Spanish businessman (born 1873)

Paul Haas during his presidency

Paul Haas (born in 1873 in Biel/Bienne, Switzerland) was the third president of FC Barcelona, and the first who had not participated in the founding of the institution or been a Barça player.

==Office==
Haas, who was of German descent, took office on 5 September 1902, replacing Bartomeu Terradas. He led the club until 17 September 1903, when he was succeeded by Arthur Witty. His term as president was a transitional period marked by economic difficulties caused by club maintenance costs and disagreements with the Spanish Gymnastics Federation. The Federation sought to organize a tournament without foreigners, with the intention of controlling FC Barcelona. Haas was one of the proponents of the Football Association of Catalonia, which organised most teams of the era.

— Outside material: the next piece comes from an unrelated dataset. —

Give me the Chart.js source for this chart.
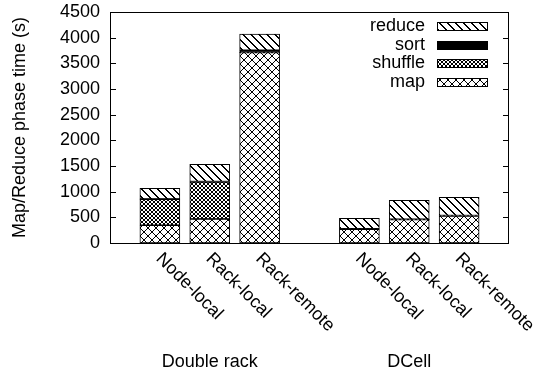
<!DOCTYPE html>
<html><head><meta charset="utf-8">
<script src="https://cdn.jsdelivr.net/npm/chart.js@4.4.0/dist/chart.umd.min.js"></script>
<style>html,body{margin:0;padding:0;background:#fff}</style>
</head><body>
<canvas id="c" width="550" height="378"></canvas>
<script>
// ---- data ----
const categories = ['', 'Node-local', 'Rack-local', 'Rack-remote', '', 'Node-local', 'Rack-local', 'Rack-remote', ''];
const groupLabels = ['Double rack', 'DCell'];
const groupCenterIndex = [2, 6];
const mapTime     = [null, 345, 467, 3710, null, 267, 454, 526, null];
const shuffleTime = [null, 506, 721,    5, null,   5,   5,   5, null];
const sortTime    = [null,  10,  10,   40, null,   5,   5,   5, null];
const reduceTime  = [null, 205, 335,  316, null, 204, 368, 354, null];
const seriesNames = ['map', 'shuffle', 'sort', 'reduce'];
const yMin = 0, yMax = 4500, yStep = 500;
const yTitle = 'Map/Reduce phase time (s)';

// ---- style ----
const FONT = "'Liberation Sans', Arial, Helvetica, sans-serif";
const FS = 18;
const canvas = document.getElementById('c');
const mainCtx = canvas.getContext('2d');

function makePattern(size, pixels) {
  const cv = document.createElement('canvas');
  cv.width = size; cv.height = size;
  const c = cv.getContext('2d');
  c.fillStyle = '#fff'; c.fillRect(0, 0, size, size);
  c.fillStyle = '#000';
  pixels(c, size);
  return mainCtx.createPattern(cv, 'repeat');
}
const patMap = makePattern(8, (c, n) => {
  for (let i = 0; i < n; i++) { c.fillRect(i, i, 1, 1); c.fillRect(n - 1 - i, i, 1, 1); }
});
const patShuffle = makePattern(4, (c, n) => {
  for (let i = 0; i < n; i++) { c.fillRect(i, i, 1, 1); c.fillRect(n - 1 - i, i, 1, 1); }
});
const patReduce = makePattern(8, (c, n) => {
  for (let i = 0; i < n; i++) { c.fillRect(i, i, 1, 1); c.fillRect((i + 1) % n, i, 1, 1); }
});
const fills = [patMap, patShuffle, '#000', patReduce];
const seriesData = [mapTime, shuffleTime, sortTime, reduceTime];

const datasets = seriesNames.map((name, k) => ({
  label: name,
  data: seriesData[k],
  backgroundColor: fills[k],
  borderColor: '#000',
  borderWidth: 1,
  borderSkipped: false,
  barThickness: 40
}));

const decor = {
  id: 'decor',
  afterDraw(chart) {
    const { ctx, chartArea: a, scales: { x, y } } = chart;
    ctx.save();
    ctx.strokeStyle = '#000';
    ctx.lineWidth = 1;
    ctx.strokeRect(Math.round(a.left) + 0.5, Math.round(a.top) + 0.5,
                   Math.round(a.right - a.left) - 1, Math.round(a.bottom - a.top));
    // inward tick marks
    ctx.beginPath();
    y.ticks.forEach(t => {
      const py = Math.round(y.getPixelForValue(t.value)) + 0.5;
      ctx.moveTo(a.left, py); ctx.lineTo(a.left + 6, py);
      ctx.moveTo(a.right, py); ctx.lineTo(a.right - 6, py);
    });
    ctx.stroke();

    ctx.fillStyle = '#000';
    ctx.font = FS + 'px ' + FONT;
    // rotated category labels
    categories.forEach((lab, i) => {
      if (!lab) return;
      const px = x.getPixelForValue(i);
      ctx.save();
      ctx.translate(px - 1, a.bottom + 13);
      ctx.rotate(Math.PI / 4);
      ctx.textAlign = 'left';
      ctx.textBaseline = 'middle';
      ctx.fillText(lab, 0, 0);
      ctx.restore();
    });
    // group labels
    groupLabels.forEach((lab, g) => {
      const px = x.getPixelForValue(groupCenterIndex[g]);
      ctx.textAlign = 'center';
      ctx.textBaseline = 'middle';
      ctx.fillText(lab, px, 362);
    });
    // legend (reverse stack order)
    const order = [3, 2, 1, 0];
    order.forEach((k, r) => {
      const cy = a.top + 14 + r * 18.7;
      ctx.textAlign = 'right';
      ctx.textBaseline = 'middle';
      ctx.fillStyle = '#000';
      ctx.fillText(seriesNames[k], a.right - 84, cy);
      const bx = Math.round(a.right - 72) + 0.5, by = Math.round(cy - 4) + 0.5;
      ctx.fillStyle = fills[k];
      ctx.fillRect(bx, by, 50, 8);
      ctx.strokeStyle = '#000';
      ctx.strokeRect(bx, by, 50, 8);
      ctx.fillStyle = '#000';
    });
    ctx.restore();
  }
};

Chart.defaults.color = '#000';
Chart.defaults.font.family = FONT;

new Chart(canvas, {
  type: 'bar',
  data: { labels: categories, datasets },
  options: {
    responsive: false,
    animation: false,
    devicePixelRatio: 1,
    layout: { padding: { top: 12, right: 41, left: 0, bottom: 0 } },
    plugins: { legend: { display: false }, tooltip: { enabled: false } },
    scales: {
      x: {
        type: 'category',
        stacked: true,
        offset: false,
        grid: { display: false },
        border: { display: false },
        ticks: { display: false },
        afterFit(s) { s.height = 135; s.paddingLeft = 0; s.paddingRight = 0; }
      },
      y: {
        stacked: true,
        min: yMin, max: yMax,
        grid: { display: false, drawTicks: false },
        border: { display: false },
        ticks: { stepSize: yStep, padding: 10, font: { size: FS }, color: '#000', callback: v => String(v) },
        title: { display: true, text: yTitle, font: { size: FS }, color: '#000', padding: { top: 9, bottom: 0 } },
        afterFit(s) { s.width = 110; s.paddingTop = 0; s.paddingBottom = 0; }
      }
    }
  },
  plugins: [decor]
});
</script>
</body></html>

During his tenure, FC Barcelona withdrew from the 1902-1903 Copa Macaya, after having their victory against Español nullified. Following the controversy, Haas created the Barcelona Cup (forerunner of Campionat de Catalunya, which would begin the next season). FC Barcelona was proclaimed champion after winning twelve of the fourteen games that shaped the tournament schedule. In addition to creating the Barcelona Cup, FC Barcelona was also a partner in creating the Mercier Cup. Caps were established credit, the cards of Honor, and pushed other initiatives.